In Norway, the Heavy Water Plant at Vemurk (Telemark), was attacked by USAAF bombers on the 16th & 18th November 1943. During a daylight raid 143 American B-17 heavy bombers were used in the attack. 600 of the 711 bombs failed to hit the target, owing to the difficult terrain. The bombs that did hit the target caused extensive damage.

The hydro-electric power plant at Rjukan in Norway was also attacked by 35 USAAF B-24 heavy bombers on the 16th & 18th November 1943. These two attacks of 9½ & 10½ hours respectively were the only alternative to ground force attacks.

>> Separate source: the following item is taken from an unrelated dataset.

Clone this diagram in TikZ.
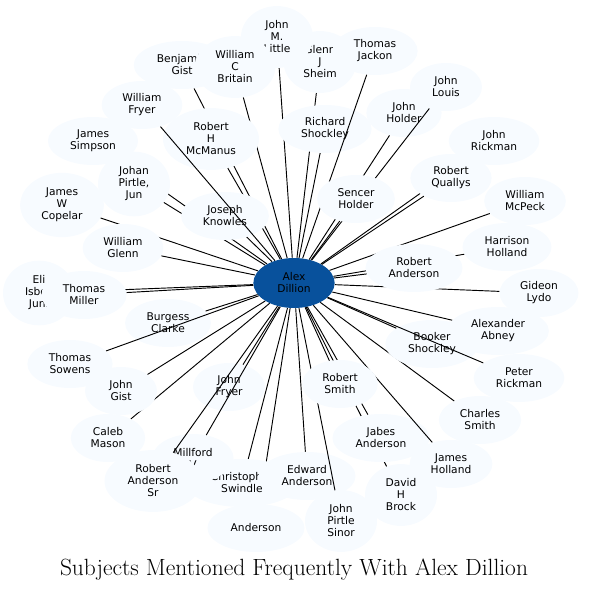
\documentclass[tikz,border=0pt]{standalone}
\usepackage{fontspec}
\usetikzlibrary{shapes.geometric}
\newfontfamily\dejavu{DejaVu Sans}
\definecolor{leaffill}{HTML}{F7FBFF}
\definecolor{hubfill}{HTML}{08519C}
\begin{document}
\begin{tikzpicture}[x=0.75pt, y=-0.75pt,
  person/.style={ellipse, fill=leaffill, align=center, inner xsep=6.75pt, inner ysep=4.3pt,
    minimum width=54pt, minimum height=36pt, font=\dejavu\fontsize{8}{9}\selectfont},
  hub/.style={person, fill=hubfill, minimum width=61pt, minimum height=37.5pt},
  link/.style={line width=0.7pt}]
\useasboundingbox (0,0) rectangle (588,591);

\node (alex) [hub] at (294,283) {Alex\\Dillion};

\node (eli) [person] at (39,293) {Eli\\Isbell\\Jun.};
\draw[link] (alex) -- (eli);
\node (copelar) [person] at (62,205) {James\\W\\Copelar};
\draw[link] (alex) -- (copelar);
\node (simpson) [person] at (93,141) {James\\Simpson};
\draw[link] (alex) -- (simpson);
\node (johan) [person] at (134,184) {Johan\\Pirtle,\\Jun};
\draw[link] (alex) -- (johan);
\node (benjamin) [person] at (182,65) {Benjamin\\Gist};
\draw[link] (alex) -- (benjamin);
\node (glenn) [person] at (320,62) {Glenn\\J\\Sheim};
\draw[link] (alex) -- (glenn);
\node (little) [person] at (277,37) {John\\M.\\Little};
\draw[link] (alex) -- (little);
\node (britain) [person] at (235,67) {William\\C\\Britain};
\draw[link] (alex) -- (britain);
\node (mcmanus) [person] at (211,139) {Robert\\H\\McManus};
\draw[link] (alex) -- (mcmanus);
\node (knowles) [person] at (225,216) {Joseph\\Knowles};
\draw[link] (alex) -- (knowles);
\node (wfryer) [person] at (142,105) {William\\Fryer};
\draw[link] (alex) -- (wfryer);
\node (rshockley) [person] at (325,129) {Richard\\Shockley};
\draw[link] (alex) -- (rshockley);
\node (jackon) [person] at (375,51) {Thomas\\Jackon};
\draw[link] (alex) -- (jackon);
\node (jholder) [person] at (404,113) {John\\Holder};
\draw[link] (alex) -- (jholder);
\node (louis) [person] at (446,87) {John\\Louis};
\draw[link] (alex) -- (louis);
\node (sencer) [person] at (356,199) {Sencer\\Holder};
\draw[link] (alex) -- (sencer);
\node (jrickman) [person] at (494,141) {John\\Rickman};
\draw[link] (alex) -- (jrickman);
\node (quallys) [person] at (451,178) {Robert\\Quallys};
\draw[link] (alex) -- (quallys);
\node (mcpeck) [person] at (525,201) {William\\McPeck};
\draw[link] (alex) -- (mcpeck);
\node (harrison) [person] at (507,247) {Harrison\\Holland};
\draw[link] (alex) -- (harrison);
\node (gideon) [person] at (539,293) {Gideon\\Lydo};
\draw[link] (alex) -- (gideon);
\node (randerson) [person] at (414,268) {Robert\\Anderson};
\draw[link] (alex) -- (randerson);
\node (miller) [person] at (84,295) {Thomas\\Miller};
\draw[link] (alex) -- (miller);
\node (wglenn) [person] at (123,248) {William\\Glenn};
\draw[link] (alex) -- (wglenn);
\node (burgess) [person] at (168,323) {Burgess\\Clarke};
\draw[link] (alex) -- (burgess);
\node (sowens) [person] at (70,364) {Thomas\\Sowens};
\draw[link] (alex) -- (sowens);
\node (caleb) [person] at (108,438) {Caleb\\Mason};
\draw[link] (alex) -- (caleb);
\node (jgist) [person] at (121,391) {John\\Gist};
\draw[link] (alex) -- (jgist);
\node (jfryer) [person] at (229,387) {John\\Fryer};
\draw[link] (alex) -- (jfryer);
\node (anderson) [person] at (256,528) {Anderson};
\draw[link] (alex) -- (anderson);
\node (swindle) [person] at (242,483) {Christopher\\Swindle};
\draw[link] (alex) -- (swindle);
\node (millford) [person] at (193,458) {Millford\\V};
\draw[link] (alex) -- (millford);
\node (andersonsr) [person] at (153,481) {Robert\\Anderson\\Sr};
\draw[link] (alex) -- (andersonsr);
\node (edward) [person] at (307,476) {Edward\\Anderson};
\draw[link] (alex) -- (edward);
\node (sinor) [person] at (341,521) {John\\Pirtle\\Sinor};
\draw[link] (alex) -- (sinor);
\node (brock) [person] at (401,495) {David\\H\\Brock};
\draw[link] (alex) -- (brock);
\node (jabes) [person] at (381,438) {Jabes\\Anderson};
\draw[link] (alex) -- (jabes);
\node (jholland) [person] at (451,464) {James\\Holland};
\draw[link] (alex) -- (jholland);
\node (rsmith) [person] at (340,384) {Robert\\Smith};
\draw[link] (alex) -- (rsmith);
\node (csmith) [person] at (480,420) {Charles\\Smith};
\draw[link] (alex) -- (csmith);
\node (abney) [person] at (498,331) {Alexander\\Abney};
\draw[link] (alex) -- (abney);
\node (booker) [person] at (432,344) {Booker\\Shockley};
\draw[link] (alex) -- (booker);
\node (prickman) [person] at (519,378) {Peter\\Rickman};
\draw[link] (alex) -- (prickman);

\node (title) at (294,570) {\fontsize{17.6}{21}\selectfont Subjects Mentioned Frequently With Alex Dillion};
\end{tikzpicture}
\end{document}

The heavy water power plants were built in the 1930s. Heavy water was an essential element in the development of nuclear fusion. When Nazi Germany invaded Sweden and Norway, in April 1940, they took advantage of all these facilities. The German scientists were attempting to develop nuclear weapons. The Allies became aware of the German intent during early 1943. They launched a series of land sabotage attacks by the Norwegian resistance and Special Operations Executive (SOE) against the defenders.

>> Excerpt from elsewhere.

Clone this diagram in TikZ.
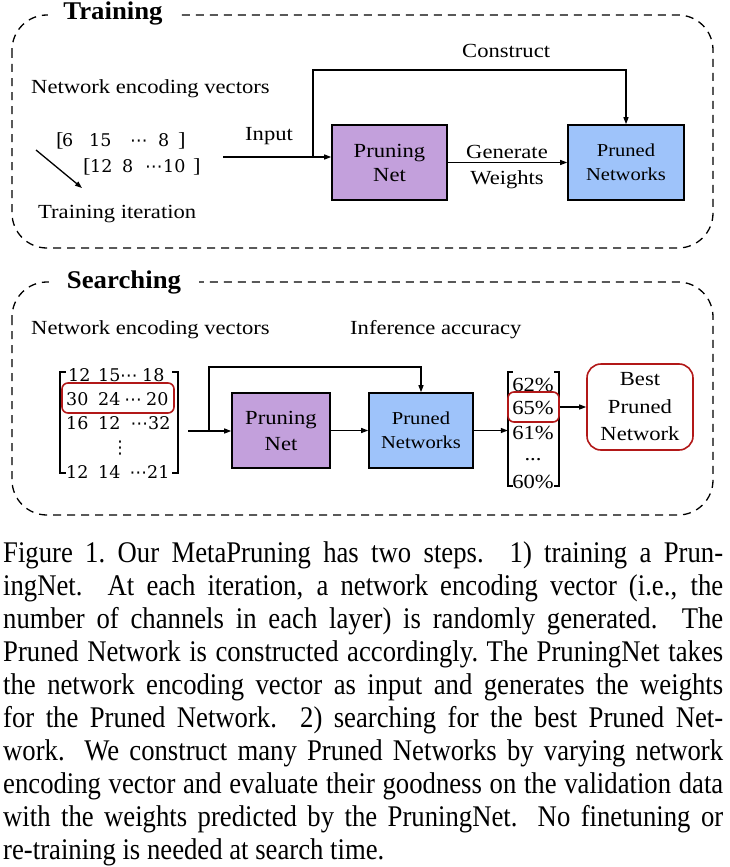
\documentclass[tikz,border=0pt]{standalone}
\usepackage{fontspec}
\setmainfont{Liberation Serif}
\newfontfamily\dfont{Liberation Serif}[FakeStretch=1.13]
\newfontfamily\tfont{Liberation Serif}[FakeStretch=1.05]
\newfontfamily\capf{Liberation Serif}[FakeStretch=0.89]
\newfontfamily\numf{DejaVu Serif}
\newfontfamily\symf{DejaVu Sans}
\usetikzlibrary{arrows.meta}
\definecolor{pnpurple}{RGB}{195,160,220}
\definecolor{prblue}{RGB}{158,195,250}
\definecolor{bestred}{RGB}{178,24,24}
\newcommand\dsz{\dfont\fontsize{20}{24}\selectfont}
\newcommand\ssz{\dfont\fontsize{18.2}{24}\selectfont}
\newcommand\capsz{\capf\fontsize{30}{33}\selectfont}
\newcommand\nsz{\numf\fontsize{17.5}{20}\selectfont}
\newcommand\cdt{{\symf ⋯}}
\newcommand\vdt{{\symf ⋮}}
\newcommand\lbk{{\dfont\fontsize{20}{20}\selectfont [}}
\newcommand\rbk{{\dfont\fontsize{20}{20}\selectfont ]}}
\newcommand\capl[1]{\makebox[720pt][s]{#1}}
\begin{document}
\begin{tikzpicture}[x=1pt,y=-1pt,
  dashbox/.style={draw, line width=1.3pt, dash pattern=on 8pt off 6pt, rounded corners=35pt},
  arr/.style={line width=1.3pt, -{Triangle[length=7pt,width=5pt]}},
  pnbox/.style={draw, line width=1.6pt, fill=pnpurple, align=center, inner sep=0pt, font=\dsz},
  prbox/.style={draw, line width=1.6pt, fill=prblue, align=center, inner sep=0pt, font=\ssz},
  redbox/.style={draw=bestred, line width=1.6pt, rounded corners=6pt, inner sep=0pt},
  lbl/.style={inner sep=0pt, anchor=base west, font=\dsz},
  numrow/.style={inner sep=0pt, anchor=base west, font=\nsz},
  acct/.style={inner sep=0pt, font=\dsz},
  ttl/.style={fill=white, inner ysep=2pt, anchor=base, font=\tfont\bfseries\fontsize{25.5}{25.5}\selectfont},
  brk/.style={line width=1.5pt},
  capline/.style={inner sep=0pt, anchor=base west, font=\capsz}]
\useasboundingbox (0,0) rectangle (730,867);

% ---------------- Training ----------------
\draw[dashbox] (12,15) rectangle (713,248);
\node[ttl, inner xsep=15pt] (ttrain) at (113,20) {Training};
\node[lbl] (tnev) at (31,93) {Network encoding vectors};
\node[numrow] (tva) at (56,146) {\makebox[6pt][l]{\lbk}\makebox[27pt][l]{6}\makebox[41pt][l]{15}\makebox[28pt][l]{\cdt}\makebox[20pt][l]{8}\rbk};
\node[numrow] (tvb) at (83,172) {\makebox[7pt][l]{\lbk}\makebox[32pt][l]{12}\makebox[23pt][l]{8}\makebox[18pt][l]{\cdt}\makebox[30pt][l]{10}\rbk};
\coordinate (dA) at (36,150);
\coordinate (dB) at (82,188);
\draw[arr] (dA) -- (dB);
\node[lbl] (titer) at (38,218) {Training iteration};
\node[lbl] (tinput) at (245,140) {Input};
\node[lbl] (tcons) at (462,57) {Construct};
\node[pnbox, minimum width=115pt, minimum height=75pt] (tPN) at (389.5,162.5) {Pruning\\Net};
\node[prbox, minimum width=116pt, minimum height=75pt] (tPR) at (626,162.5) {Pruned\\Networks};
\coordinate (inA) at (223,157);
\coordinate (tj) at (313,157);
\coordinate (tTop) at (313,70);
\draw[arr] (inA) -- (inA -| tPN.west);
\draw[arr] (tj) -- (tTop) -| (tPR.north);
\draw[arr] (tPN.east) -- (tPR.west);
\node[lbl, anchor=base] (tgen) at (507,158) {Generate};
\node[lbl, anchor=base] (twei) at (507,184) {Weights};

% ---------------- Searching ----------------
\draw[dashbox] (12,282) rectangle (713,515);
\node[ttl, inner xsep=18pt] (tsearch) at (124,288) {Searching};
\node[lbl] (snev) at (31,334) {Network encoding vectors};
\node[lbl] (sinf) at (350,334) {Inference accuracy};

\node[inner sep=0pt, minimum width=118pt, minimum height=101pt] (mat) at (119,422.5) {};
\draw[brk] ([xshift=6pt]mat.north west) -- (mat.north west) -- (mat.south west) -- ([xshift=6pt]mat.south west);
\draw[brk] ([xshift=-6pt]mat.north east) -- (mat.north east) -- (mat.south east) -- ([xshift=-6pt]mat.south east);
\node[numrow] (mr1) at (68,381) {\makebox[30pt][l]{12}\makebox[22pt][l]{15}\makebox[22pt][l]{\cdt}18};
\node[numrow] (mr2) at (66,405) {\makebox[32pt][l]{30}\makebox[22pt][l]{24}\makebox[26pt][c]{\cdt}20};
\node[numrow] (mr3) at (66,429) {\makebox[32pt][l]{16}\makebox[22pt][l]{12}\makebox[28pt][r]{\cdt}32};
\node[inner sep=0pt, font=\nsz] (mvd) at (120,448) {\vdt};
\node[numrow] (mr5) at (66,478) {\makebox[32pt][l]{12}\makebox[22pt][l]{14}\makebox[27pt][r]{\cdt}21};
\node[redbox, minimum width=112pt, minimum height=30pt] (r30) at (118,398) {};

\node[pnbox, minimum width=98pt, minimum height=75pt, font=\dfont\fontsize{20}{26}\selectfont] (sPN) at (281,430.5) {Pruning\\Net};
\node[prbox, minimum width=104pt, minimum height=75pt] (sPR) at (421,430.5) {Pruned\\Networks};
\coordinate (mA) at (188,431);
\coordinate (sj) at (209,431);
\coordinate (sTop) at (209,367);
\draw[arr] (mA) -- (mA -| sPN.west);
\draw[arr] (sj) -- (sTop) -| (sPR.north);
\draw[arr] (sPN.east) -- (sPR.west);

\node[inner sep=0pt, minimum width=51pt, minimum height=114pt] (acc) at (533.5,429) {};
\draw[brk] ([xshift=5pt]acc.north west) -- (acc.north west) -- (acc.south west) -- ([xshift=5pt]acc.south west);
\draw[brk] ([xshift=-5pt]acc.north east) -- (acc.north east) -- (acc.south east) -- ([xshift=-5pt]acc.south east);
\draw[arr] (sPR.east) -- (sPR.east -| acc.west);
\node[acct] (a62) at (533,385) {62\%};
\node[acct] (a65) at (533,408) {65\%};
\node[acct] (a61) at (533,433) {61\%};
\node[acct] (adots) at (533,460) {...};
\node[acct] (a60) at (533,482) {60\%};
\node[redbox, minimum width=51pt, minimum height=30pt] (r65) at (533.5,407) {};
\node[draw=bestred, line width=1.6pt, rounded corners=14pt, minimum width=106pt, minimum height=86pt, align=center, inner sep=0pt, font=\dfont\fontsize{20}{27.5}\selectfont] (best) at (640,407) {Best\\Pruned\\Network};
\draw[arr] (r65.east) -- (best.west);

% ---------------- Caption ----------------
\node[capline] (c1) at (3,562) {\capl{Figure 1.\ Our MetaPruning has two steps. 1) training a Prun-}};
\node[capline] (c2) at (3,595) {\capl{ingNet. At each iteration, a network encoding vector (i.e., the}};
\node[capline] (c3) at (3,628) {\capl{number of channels in each layer) is randomly generated. The}};
\node[capline] (c4) at (3,661) {\capl{Pruned Network is constructed accordingly.\ The PruningNet takes}};
\node[capline] (c5) at (3,694) {\capl{the network encoding vector as input and generates the weights}};
\node[capline] (c6) at (3,727) {\capl{for the Pruned Network. 2) searching for the best Pruned Net-}};
\node[capline] (c7) at (3,760) {\capl{work. We construct many Pruned Networks by varying network}};
\node[capline] (c8) at (3,793) {\capl{encoding vector and evaluate their goodness on the validation data}};
\node[capline] (c9) at (3,826) {\capl{with the weights predicted by the PruningNet. No finetuning or}};
\node[capline] (c10) at (3,859) {re-training is needed at search time.};
\end{tikzpicture}
\end{document}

Prior to the attack on Vemurk (Telemark) Operation Gunnerside was considered a success. SOE-trained Norwegian commandoes had destroyed the production capacity for a couple of months in February 1943. Further commando raids were considered by SOE to be extremely difficult as the Germans would have greatly improved security arrangements.

Following the bombing air attacks the Germans were convinced the air raids would result in further serious damage. Their solution was to abandon the plant and move the remaining stocks and critical plant to Germany in 1944. 

The Tehran Conference was held in the Soviet Union’s embassy in Tehran in Iran from the 28th November to 1st December 1943. The conference was attended by the “Big Three” Allied leaders of the United Kingdom, the Soviet Union and the United States of America. The leaders were Winston Churchill for the UK, Joseph Stalin for the SU and Franklin D. Roosevelt for the USA. Churchill and Roosevelt had previously attended the Cairo Conference which was held from the 22nd/26th November 1943. They had travelled to Tehran directly from Cairo. Stalin had not attended the Cairo Conference as the SU had not declared war with Japan. British and American delegates had previously agreed to support the Soviets on the Eastern Front but were not prepared to give Stalin a free hand on the Eastern Front. Stalin had been advocating a second front to take the pressure off the Eastern Front since 1941. The outcome of the Tehran Conference was the Allies would open up a second front against Nazi Germany by June 1944.